** WHAT TO PRODUCE **
Find and copy every line in the records that includes the string "matplotlib".

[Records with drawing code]
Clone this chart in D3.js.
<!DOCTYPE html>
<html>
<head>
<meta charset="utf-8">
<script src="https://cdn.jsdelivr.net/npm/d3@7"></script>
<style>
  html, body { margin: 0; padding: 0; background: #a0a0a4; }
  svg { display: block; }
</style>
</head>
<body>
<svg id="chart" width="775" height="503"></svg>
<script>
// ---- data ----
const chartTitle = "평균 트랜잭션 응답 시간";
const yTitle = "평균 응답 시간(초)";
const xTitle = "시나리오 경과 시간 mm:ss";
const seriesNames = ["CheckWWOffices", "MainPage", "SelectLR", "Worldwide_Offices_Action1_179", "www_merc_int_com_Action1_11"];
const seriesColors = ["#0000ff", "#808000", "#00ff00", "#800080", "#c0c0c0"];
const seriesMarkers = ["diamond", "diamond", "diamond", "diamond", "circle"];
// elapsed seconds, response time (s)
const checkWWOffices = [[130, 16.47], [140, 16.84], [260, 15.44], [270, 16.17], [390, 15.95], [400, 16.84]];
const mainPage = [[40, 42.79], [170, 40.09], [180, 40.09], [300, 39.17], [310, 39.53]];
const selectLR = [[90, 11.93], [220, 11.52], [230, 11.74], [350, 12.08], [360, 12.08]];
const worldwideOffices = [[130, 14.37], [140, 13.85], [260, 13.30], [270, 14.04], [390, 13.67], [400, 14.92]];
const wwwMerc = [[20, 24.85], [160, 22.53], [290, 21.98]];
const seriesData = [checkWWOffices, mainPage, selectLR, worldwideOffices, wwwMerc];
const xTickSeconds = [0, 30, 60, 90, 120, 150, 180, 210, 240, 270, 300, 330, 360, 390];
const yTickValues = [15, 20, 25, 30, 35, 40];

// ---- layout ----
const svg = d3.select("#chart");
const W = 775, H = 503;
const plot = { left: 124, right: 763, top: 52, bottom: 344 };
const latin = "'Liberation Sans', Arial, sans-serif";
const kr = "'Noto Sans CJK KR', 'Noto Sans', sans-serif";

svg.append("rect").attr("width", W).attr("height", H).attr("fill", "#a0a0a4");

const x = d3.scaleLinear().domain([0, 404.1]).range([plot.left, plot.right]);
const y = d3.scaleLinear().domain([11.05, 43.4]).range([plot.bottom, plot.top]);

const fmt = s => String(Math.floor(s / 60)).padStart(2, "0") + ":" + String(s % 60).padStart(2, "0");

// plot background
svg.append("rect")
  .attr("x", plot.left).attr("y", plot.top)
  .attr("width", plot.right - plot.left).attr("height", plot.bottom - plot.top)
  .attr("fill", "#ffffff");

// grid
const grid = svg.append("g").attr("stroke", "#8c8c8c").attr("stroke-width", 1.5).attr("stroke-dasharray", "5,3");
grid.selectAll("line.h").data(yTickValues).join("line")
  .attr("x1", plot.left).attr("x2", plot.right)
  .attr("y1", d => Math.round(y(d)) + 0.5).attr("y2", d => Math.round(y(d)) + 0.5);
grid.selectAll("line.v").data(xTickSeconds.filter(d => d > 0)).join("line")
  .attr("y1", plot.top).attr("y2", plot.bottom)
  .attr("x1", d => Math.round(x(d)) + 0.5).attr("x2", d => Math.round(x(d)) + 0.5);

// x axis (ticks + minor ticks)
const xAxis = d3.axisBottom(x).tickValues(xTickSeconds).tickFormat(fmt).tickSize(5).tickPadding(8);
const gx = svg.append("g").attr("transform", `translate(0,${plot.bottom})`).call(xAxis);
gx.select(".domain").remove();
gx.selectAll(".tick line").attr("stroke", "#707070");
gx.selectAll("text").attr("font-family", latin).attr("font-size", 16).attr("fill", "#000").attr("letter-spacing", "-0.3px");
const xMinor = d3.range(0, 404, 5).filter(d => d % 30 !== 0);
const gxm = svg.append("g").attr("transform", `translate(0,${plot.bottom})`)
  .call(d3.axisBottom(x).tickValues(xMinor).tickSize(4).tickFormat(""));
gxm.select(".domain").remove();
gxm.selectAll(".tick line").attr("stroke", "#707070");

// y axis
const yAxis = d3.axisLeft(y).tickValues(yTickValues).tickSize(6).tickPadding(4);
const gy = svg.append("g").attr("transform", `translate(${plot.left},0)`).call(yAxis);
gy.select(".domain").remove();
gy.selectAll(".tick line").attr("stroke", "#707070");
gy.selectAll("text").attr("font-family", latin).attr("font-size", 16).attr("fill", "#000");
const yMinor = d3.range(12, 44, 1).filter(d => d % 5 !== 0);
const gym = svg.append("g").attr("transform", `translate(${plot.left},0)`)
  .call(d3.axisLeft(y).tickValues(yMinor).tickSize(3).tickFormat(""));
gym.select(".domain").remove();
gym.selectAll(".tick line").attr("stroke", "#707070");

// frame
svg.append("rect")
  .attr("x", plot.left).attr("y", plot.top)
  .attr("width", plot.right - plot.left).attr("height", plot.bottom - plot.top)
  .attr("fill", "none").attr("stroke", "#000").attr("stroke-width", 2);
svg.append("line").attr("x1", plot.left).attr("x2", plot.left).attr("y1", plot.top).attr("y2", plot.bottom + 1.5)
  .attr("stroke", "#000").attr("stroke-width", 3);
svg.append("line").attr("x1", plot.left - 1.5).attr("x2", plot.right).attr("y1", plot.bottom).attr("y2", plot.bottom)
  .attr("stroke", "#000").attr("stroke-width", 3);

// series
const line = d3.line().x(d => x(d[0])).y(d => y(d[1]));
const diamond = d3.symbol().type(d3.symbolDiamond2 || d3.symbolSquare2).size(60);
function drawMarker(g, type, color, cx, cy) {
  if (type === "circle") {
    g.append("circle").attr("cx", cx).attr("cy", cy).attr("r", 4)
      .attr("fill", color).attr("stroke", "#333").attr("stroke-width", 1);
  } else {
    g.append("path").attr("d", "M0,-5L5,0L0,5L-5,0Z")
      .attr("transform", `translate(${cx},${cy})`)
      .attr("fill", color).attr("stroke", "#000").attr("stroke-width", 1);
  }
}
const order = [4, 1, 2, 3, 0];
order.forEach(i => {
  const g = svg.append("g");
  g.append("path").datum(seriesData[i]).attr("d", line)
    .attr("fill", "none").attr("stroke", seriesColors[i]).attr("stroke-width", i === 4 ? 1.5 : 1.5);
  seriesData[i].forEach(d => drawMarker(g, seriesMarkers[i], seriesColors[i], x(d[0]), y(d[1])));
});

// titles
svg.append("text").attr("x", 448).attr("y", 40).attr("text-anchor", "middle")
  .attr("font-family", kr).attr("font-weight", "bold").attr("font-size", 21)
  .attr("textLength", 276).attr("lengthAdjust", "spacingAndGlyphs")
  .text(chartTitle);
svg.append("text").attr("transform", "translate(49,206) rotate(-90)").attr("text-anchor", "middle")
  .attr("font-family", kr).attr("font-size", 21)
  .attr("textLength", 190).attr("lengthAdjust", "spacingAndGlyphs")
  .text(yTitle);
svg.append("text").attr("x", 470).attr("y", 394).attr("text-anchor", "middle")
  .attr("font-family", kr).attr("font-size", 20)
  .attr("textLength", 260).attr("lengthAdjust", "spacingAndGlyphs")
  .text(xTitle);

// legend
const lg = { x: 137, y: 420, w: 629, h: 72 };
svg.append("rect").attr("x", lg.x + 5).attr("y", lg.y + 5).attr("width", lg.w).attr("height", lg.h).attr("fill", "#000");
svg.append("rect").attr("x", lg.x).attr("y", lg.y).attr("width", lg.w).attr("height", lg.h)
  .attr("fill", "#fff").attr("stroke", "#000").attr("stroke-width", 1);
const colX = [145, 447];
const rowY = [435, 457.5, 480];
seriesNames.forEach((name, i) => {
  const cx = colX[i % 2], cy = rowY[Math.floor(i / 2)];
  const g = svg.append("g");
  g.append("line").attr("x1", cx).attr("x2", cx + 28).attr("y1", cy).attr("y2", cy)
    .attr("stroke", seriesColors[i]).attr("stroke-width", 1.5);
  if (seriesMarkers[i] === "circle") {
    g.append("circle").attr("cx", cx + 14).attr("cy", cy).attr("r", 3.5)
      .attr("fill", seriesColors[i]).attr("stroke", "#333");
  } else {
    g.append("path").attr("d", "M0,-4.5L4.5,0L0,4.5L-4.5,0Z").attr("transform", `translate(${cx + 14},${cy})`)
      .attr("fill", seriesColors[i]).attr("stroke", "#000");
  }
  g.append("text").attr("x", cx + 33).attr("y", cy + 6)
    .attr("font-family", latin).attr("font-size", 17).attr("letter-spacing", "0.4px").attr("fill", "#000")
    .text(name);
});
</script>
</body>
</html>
==
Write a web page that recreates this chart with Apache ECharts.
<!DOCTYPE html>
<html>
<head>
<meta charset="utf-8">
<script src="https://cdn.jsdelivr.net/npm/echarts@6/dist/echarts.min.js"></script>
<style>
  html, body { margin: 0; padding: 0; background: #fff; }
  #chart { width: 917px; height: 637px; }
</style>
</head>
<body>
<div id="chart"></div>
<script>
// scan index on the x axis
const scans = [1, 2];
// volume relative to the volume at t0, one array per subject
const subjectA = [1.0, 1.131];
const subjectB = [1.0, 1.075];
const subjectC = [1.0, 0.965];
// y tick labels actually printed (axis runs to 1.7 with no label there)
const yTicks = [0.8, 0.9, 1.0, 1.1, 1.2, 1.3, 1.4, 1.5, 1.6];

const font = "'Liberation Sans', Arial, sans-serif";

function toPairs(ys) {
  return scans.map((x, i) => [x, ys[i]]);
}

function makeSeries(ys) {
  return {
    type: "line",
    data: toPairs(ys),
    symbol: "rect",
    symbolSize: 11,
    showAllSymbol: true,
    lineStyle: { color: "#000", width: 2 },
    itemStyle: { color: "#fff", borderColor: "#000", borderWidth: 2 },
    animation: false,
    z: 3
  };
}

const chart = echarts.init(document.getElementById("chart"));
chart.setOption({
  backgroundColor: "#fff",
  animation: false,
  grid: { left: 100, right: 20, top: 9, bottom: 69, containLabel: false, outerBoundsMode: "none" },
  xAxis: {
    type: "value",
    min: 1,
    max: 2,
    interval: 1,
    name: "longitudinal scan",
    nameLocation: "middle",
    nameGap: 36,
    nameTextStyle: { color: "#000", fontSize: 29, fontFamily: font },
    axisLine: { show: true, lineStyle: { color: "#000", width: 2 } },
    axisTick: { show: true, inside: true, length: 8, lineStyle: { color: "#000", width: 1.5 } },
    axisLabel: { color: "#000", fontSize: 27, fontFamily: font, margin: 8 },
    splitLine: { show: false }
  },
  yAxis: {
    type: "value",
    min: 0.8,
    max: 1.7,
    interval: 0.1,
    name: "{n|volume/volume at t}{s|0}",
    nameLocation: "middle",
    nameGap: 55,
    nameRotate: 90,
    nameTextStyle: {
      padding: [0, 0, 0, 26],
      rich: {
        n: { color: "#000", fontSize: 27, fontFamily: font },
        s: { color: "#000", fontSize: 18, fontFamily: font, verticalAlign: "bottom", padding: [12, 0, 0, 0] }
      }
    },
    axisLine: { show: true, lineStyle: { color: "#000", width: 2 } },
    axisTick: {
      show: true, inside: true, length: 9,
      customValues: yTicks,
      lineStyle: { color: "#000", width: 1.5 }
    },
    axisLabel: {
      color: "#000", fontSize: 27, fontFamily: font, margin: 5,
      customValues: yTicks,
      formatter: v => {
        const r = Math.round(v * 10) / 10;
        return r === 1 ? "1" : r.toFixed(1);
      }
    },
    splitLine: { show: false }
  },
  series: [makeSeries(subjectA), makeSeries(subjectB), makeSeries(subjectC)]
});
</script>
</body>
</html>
...
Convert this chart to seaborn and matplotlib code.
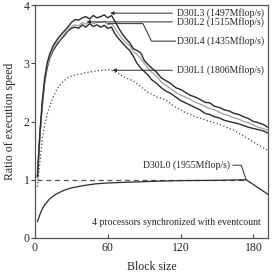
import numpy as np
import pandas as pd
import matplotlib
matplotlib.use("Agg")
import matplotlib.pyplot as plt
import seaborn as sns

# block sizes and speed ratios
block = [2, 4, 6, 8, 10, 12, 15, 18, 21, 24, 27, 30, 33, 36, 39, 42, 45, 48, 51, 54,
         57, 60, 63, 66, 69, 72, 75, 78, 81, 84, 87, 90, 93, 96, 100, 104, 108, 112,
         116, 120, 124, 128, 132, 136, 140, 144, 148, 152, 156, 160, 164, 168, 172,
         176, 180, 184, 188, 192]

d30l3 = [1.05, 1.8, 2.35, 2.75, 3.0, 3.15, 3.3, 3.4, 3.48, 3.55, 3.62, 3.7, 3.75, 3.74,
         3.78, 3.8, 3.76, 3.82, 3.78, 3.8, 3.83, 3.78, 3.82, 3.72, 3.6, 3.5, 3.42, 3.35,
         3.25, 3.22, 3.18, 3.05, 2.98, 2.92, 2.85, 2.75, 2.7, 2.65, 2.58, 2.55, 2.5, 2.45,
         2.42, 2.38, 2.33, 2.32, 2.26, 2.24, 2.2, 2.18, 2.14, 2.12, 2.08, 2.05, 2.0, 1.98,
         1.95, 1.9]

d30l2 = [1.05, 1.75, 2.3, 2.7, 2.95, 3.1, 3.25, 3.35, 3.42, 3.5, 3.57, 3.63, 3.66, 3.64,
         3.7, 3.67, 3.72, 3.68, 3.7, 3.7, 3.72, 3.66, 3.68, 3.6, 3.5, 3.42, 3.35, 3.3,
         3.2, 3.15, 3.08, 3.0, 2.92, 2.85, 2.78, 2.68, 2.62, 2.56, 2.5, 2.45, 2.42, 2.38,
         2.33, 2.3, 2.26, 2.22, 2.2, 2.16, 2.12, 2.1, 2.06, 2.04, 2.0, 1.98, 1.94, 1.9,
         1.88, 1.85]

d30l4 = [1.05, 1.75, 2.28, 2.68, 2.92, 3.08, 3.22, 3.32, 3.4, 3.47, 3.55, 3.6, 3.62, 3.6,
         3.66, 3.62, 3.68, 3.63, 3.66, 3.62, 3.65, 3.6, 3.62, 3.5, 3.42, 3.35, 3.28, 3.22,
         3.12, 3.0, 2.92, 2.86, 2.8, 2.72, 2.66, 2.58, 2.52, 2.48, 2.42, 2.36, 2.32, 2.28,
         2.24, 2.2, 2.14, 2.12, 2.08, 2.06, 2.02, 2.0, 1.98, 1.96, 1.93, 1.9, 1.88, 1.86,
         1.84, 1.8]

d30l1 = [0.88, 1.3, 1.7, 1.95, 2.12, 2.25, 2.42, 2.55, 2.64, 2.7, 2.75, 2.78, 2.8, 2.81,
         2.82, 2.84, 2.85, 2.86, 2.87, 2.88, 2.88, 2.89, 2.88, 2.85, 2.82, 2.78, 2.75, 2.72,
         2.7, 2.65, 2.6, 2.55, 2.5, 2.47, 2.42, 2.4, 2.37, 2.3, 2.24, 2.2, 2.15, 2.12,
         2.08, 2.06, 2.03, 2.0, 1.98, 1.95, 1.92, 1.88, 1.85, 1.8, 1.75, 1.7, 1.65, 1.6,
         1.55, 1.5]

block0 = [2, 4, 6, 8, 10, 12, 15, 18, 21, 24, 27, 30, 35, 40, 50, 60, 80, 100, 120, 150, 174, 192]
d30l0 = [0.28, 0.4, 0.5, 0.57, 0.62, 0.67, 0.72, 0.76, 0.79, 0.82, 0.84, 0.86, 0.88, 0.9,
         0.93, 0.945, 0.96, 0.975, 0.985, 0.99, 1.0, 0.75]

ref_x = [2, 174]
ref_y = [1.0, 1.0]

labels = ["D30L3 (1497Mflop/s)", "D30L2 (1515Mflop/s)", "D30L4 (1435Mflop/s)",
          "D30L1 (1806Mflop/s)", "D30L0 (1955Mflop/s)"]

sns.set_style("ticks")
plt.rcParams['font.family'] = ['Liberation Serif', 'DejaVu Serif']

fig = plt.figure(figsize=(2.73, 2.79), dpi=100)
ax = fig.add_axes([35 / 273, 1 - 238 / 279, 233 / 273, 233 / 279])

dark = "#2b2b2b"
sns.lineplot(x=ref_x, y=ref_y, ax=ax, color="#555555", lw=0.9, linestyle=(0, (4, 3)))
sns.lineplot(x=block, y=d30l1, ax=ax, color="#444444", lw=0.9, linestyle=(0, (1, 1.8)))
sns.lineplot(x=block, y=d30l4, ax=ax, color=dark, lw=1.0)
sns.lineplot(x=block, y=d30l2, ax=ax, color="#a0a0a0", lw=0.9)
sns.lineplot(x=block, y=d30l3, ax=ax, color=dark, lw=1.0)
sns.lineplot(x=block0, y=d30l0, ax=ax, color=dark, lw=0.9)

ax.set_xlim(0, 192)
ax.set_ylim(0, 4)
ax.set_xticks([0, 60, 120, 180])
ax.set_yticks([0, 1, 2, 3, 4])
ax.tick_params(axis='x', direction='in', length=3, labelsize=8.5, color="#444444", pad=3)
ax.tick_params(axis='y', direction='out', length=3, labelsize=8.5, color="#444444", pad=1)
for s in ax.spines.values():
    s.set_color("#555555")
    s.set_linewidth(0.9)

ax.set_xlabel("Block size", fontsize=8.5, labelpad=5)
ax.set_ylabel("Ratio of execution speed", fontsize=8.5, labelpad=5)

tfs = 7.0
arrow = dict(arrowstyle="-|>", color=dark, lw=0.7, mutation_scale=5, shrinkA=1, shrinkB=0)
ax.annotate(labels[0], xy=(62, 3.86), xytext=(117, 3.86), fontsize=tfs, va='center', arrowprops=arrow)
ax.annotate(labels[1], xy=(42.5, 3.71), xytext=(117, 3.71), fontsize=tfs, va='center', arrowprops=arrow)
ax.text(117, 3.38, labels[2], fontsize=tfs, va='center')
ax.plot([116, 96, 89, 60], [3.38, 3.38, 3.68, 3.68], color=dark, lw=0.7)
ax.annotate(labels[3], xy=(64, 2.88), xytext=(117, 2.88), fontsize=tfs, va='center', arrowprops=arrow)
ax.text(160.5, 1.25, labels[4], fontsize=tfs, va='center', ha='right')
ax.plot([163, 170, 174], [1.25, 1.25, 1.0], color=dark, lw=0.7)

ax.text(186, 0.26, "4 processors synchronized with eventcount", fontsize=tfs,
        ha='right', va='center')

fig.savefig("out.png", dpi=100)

** WORKED ANSWER **
Convert this chart to seaborn and matplotlib code.
import matplotlib
matplotlib.use("Agg")
import matplotlib.pyplot as plt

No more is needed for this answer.